### DATA SECTION
- - - - -

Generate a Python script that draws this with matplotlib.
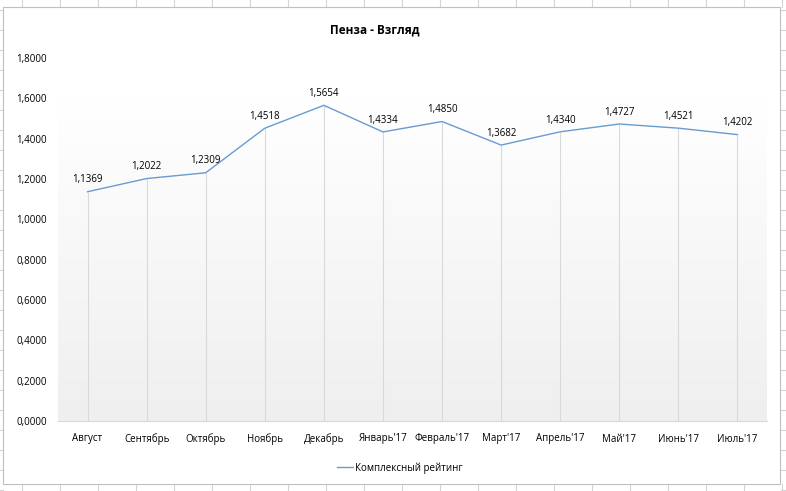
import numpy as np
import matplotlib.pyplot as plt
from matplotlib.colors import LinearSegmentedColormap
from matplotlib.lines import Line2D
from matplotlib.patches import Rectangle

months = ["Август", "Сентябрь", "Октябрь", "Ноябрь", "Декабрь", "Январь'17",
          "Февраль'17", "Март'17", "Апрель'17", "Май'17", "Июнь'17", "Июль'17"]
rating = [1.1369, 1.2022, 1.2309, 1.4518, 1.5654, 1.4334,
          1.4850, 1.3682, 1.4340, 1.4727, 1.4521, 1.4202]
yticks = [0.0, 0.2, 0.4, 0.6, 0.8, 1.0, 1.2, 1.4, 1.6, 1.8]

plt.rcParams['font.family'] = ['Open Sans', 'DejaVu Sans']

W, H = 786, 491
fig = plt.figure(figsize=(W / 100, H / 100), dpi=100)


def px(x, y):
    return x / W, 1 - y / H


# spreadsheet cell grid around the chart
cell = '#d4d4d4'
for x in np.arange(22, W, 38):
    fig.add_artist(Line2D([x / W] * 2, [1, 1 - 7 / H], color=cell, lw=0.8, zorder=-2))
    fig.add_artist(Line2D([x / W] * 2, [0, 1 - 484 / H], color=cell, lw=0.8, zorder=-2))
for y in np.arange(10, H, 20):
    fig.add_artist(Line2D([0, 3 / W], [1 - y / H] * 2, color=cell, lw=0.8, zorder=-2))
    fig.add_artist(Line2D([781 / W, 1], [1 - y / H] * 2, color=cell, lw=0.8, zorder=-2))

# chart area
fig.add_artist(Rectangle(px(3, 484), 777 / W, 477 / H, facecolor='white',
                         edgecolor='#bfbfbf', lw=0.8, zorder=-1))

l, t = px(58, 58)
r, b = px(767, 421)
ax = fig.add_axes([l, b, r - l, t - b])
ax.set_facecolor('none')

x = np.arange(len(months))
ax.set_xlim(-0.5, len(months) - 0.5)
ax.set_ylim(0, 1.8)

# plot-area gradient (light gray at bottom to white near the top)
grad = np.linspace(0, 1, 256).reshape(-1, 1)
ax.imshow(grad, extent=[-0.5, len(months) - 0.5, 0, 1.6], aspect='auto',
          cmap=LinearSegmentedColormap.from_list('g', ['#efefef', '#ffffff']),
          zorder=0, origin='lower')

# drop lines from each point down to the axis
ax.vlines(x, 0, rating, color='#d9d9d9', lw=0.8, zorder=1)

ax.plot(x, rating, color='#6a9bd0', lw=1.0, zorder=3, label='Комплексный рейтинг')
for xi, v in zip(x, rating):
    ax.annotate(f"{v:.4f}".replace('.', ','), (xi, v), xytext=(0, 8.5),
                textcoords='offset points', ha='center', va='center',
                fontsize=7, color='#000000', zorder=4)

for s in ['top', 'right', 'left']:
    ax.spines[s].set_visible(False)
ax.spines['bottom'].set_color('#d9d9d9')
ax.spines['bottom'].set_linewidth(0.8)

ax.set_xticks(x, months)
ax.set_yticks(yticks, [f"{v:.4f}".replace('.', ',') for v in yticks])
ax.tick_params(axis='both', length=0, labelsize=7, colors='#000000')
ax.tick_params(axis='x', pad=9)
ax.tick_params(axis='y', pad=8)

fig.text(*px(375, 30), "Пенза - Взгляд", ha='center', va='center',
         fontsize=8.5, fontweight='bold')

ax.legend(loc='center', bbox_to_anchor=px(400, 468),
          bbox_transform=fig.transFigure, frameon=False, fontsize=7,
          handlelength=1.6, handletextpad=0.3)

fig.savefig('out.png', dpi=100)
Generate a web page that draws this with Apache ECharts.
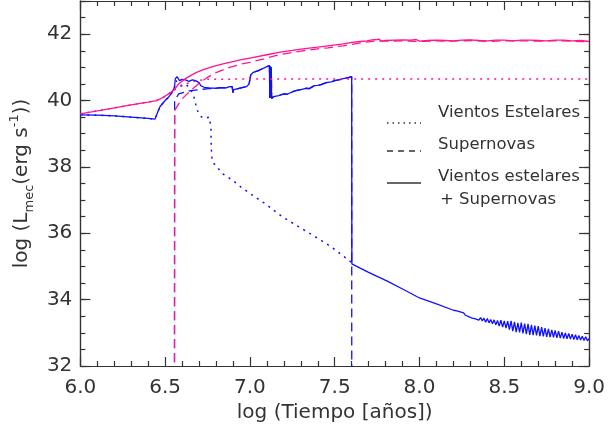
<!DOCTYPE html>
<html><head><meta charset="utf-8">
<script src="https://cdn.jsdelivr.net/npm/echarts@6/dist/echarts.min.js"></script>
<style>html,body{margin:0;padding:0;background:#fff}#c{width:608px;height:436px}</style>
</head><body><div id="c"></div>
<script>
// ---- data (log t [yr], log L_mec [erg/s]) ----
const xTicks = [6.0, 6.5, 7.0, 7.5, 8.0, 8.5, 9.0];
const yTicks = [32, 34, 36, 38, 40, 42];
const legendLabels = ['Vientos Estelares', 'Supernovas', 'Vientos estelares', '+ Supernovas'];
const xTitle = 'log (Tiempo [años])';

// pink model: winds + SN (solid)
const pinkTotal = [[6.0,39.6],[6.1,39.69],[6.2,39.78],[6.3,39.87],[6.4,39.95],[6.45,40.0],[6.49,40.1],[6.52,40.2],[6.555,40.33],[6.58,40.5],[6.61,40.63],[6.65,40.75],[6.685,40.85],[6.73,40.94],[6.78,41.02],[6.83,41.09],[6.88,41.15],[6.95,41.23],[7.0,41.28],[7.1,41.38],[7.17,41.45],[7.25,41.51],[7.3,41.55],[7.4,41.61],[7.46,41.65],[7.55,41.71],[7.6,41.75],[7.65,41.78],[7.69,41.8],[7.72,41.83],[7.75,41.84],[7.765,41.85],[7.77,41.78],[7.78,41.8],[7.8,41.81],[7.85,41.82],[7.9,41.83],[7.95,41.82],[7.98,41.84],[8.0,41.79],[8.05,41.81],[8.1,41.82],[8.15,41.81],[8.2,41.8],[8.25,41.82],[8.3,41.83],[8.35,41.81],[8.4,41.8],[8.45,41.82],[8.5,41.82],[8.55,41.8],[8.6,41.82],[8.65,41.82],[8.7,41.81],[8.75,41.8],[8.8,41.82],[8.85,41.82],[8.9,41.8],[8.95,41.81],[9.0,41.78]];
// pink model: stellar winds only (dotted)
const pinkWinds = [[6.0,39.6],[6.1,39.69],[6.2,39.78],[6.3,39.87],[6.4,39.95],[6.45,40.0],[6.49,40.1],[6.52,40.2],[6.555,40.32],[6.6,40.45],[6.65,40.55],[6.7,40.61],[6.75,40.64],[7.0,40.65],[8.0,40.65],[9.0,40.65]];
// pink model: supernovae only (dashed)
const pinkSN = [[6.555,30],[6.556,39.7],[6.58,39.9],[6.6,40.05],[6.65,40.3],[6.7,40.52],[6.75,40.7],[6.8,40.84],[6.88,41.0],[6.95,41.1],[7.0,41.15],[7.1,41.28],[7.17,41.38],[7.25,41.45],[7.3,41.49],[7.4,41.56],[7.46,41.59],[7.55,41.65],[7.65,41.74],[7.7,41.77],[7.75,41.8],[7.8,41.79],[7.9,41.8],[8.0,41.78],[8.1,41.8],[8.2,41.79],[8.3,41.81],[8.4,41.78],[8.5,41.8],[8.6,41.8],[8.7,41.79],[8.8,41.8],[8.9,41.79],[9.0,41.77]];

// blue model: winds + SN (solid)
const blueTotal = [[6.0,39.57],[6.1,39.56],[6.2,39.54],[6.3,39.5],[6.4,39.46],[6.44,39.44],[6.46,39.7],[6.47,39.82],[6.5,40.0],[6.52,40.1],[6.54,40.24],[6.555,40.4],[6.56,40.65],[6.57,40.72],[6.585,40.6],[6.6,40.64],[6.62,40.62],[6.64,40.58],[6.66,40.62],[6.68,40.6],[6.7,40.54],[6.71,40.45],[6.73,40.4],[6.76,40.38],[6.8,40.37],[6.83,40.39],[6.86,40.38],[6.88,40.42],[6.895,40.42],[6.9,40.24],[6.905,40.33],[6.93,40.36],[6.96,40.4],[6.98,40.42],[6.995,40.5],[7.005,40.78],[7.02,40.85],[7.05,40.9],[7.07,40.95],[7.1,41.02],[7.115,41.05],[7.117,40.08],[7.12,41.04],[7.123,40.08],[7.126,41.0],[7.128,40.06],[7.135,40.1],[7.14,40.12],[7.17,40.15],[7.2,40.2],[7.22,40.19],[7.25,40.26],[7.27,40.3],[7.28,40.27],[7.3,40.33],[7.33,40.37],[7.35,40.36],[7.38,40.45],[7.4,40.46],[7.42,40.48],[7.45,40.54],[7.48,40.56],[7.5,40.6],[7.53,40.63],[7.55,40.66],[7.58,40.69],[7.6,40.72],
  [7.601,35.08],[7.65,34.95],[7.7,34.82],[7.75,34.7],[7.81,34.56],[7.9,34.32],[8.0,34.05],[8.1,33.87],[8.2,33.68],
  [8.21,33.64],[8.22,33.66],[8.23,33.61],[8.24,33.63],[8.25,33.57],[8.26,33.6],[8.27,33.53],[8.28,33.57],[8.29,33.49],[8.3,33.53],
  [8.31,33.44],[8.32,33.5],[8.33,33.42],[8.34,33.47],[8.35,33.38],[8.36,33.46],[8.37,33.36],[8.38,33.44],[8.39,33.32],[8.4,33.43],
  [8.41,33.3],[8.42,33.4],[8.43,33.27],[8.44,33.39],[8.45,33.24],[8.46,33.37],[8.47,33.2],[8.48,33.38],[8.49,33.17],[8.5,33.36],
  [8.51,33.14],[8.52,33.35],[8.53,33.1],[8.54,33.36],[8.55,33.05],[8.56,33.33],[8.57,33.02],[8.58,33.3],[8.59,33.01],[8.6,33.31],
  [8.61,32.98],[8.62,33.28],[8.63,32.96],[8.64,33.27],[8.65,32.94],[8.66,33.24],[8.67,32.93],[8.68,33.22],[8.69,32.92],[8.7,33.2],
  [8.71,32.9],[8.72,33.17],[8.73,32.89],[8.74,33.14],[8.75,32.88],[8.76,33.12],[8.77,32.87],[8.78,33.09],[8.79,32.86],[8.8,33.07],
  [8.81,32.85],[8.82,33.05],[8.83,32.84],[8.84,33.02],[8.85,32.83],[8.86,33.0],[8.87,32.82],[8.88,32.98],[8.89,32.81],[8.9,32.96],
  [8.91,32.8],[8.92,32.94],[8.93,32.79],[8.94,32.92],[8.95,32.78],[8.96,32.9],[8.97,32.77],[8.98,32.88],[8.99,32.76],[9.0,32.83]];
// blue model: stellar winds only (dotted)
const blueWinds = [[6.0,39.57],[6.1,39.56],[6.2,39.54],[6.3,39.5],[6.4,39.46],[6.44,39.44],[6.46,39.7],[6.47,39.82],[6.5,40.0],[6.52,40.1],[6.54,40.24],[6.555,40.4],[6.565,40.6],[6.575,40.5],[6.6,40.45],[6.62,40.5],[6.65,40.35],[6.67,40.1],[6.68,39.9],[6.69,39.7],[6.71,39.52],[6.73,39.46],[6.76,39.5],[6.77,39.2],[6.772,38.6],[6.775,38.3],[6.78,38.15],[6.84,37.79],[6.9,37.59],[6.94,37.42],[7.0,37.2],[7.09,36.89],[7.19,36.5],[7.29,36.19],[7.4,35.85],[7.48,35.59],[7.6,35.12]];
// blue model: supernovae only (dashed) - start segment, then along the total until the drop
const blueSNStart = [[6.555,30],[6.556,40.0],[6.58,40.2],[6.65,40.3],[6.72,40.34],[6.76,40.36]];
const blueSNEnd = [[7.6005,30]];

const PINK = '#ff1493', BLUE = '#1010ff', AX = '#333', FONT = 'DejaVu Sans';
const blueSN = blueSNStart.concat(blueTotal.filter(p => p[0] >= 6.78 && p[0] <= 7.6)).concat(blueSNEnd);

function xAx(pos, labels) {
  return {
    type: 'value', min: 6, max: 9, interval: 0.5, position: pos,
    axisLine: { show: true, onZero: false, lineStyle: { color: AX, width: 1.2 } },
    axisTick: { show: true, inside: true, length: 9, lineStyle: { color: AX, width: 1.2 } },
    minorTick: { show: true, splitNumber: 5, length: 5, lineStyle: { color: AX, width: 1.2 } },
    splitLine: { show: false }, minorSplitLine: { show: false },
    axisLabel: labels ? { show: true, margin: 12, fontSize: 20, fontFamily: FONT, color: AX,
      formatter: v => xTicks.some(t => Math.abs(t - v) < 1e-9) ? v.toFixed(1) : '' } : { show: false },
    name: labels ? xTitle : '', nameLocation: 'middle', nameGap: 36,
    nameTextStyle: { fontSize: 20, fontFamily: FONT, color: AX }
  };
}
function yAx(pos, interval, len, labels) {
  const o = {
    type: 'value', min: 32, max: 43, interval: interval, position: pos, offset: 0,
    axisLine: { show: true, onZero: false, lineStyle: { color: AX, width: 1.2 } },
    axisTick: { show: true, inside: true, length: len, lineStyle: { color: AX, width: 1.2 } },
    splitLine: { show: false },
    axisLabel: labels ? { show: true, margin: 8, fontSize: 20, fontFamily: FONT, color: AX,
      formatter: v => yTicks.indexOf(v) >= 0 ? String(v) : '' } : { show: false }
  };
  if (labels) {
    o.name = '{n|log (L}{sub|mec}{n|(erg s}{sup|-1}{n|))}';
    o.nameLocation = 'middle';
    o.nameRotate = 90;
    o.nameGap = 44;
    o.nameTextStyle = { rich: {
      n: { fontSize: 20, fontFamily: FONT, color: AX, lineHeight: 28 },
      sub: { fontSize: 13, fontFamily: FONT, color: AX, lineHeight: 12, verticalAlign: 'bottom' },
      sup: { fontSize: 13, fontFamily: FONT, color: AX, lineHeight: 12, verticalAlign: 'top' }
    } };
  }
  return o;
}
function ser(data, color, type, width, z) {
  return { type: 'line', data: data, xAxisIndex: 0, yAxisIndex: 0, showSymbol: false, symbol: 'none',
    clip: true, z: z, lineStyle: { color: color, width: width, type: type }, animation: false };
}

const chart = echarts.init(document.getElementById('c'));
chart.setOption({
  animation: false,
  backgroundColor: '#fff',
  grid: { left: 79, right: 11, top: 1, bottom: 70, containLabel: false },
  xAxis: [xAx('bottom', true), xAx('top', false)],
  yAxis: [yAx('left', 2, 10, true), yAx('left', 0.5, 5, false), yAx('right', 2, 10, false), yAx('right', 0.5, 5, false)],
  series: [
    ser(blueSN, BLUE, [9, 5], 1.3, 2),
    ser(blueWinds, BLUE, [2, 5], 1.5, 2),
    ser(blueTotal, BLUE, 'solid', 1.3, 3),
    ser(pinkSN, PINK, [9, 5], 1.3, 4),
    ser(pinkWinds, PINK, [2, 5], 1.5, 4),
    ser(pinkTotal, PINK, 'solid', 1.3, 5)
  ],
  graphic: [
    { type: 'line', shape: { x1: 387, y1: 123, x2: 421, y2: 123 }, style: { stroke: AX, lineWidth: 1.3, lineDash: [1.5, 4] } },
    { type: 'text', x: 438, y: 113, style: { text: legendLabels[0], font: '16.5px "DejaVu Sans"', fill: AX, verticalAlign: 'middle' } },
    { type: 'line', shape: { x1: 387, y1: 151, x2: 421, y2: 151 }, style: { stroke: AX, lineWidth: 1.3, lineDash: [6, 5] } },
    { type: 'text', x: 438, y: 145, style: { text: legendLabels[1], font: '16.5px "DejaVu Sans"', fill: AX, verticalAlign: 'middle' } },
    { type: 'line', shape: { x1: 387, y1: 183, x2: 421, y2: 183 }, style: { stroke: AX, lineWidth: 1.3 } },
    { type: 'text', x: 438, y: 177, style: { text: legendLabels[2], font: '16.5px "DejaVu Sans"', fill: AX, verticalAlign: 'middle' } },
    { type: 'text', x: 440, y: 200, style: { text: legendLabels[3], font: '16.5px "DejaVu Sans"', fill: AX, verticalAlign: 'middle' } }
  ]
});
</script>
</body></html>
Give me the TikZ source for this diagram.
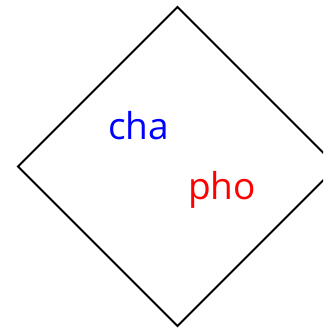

- - - - -

### INSTRUCTIONS TO FOLLOW
In the listing above, find the line with "Generate a web" and the line with "const xTitle = 'log (Tiempo [años])';". Copy both of them and every line between, exactly, but not the pictures.

### CORRECT RESPONSE
Generate a web page that draws this with Apache ECharts.
<!DOCTYPE html>
<html><head><meta charset="utf-8">
<script src="https://cdn.jsdelivr.net/npm/echarts@6/dist/echarts.min.js"></script>
<style>html,body{margin:0;padding:0;background:#fff}#c{width:608px;height:436px}</style>
</head><body><div id="c"></div>
<script>
// ---- data (log t [yr], log L_mec [erg/s]) ----
const xTicks = [6.0, 6.5, 7.0, 7.5, 8.0, 8.5, 9.0];
const yTicks = [32, 34, 36, 38, 40, 42];
const legendLabels = ['Vientos Estelares', 'Supernovas', 'Vientos estelares', '+ Supernovas'];
const xTitle = 'log (Tiempo [años])';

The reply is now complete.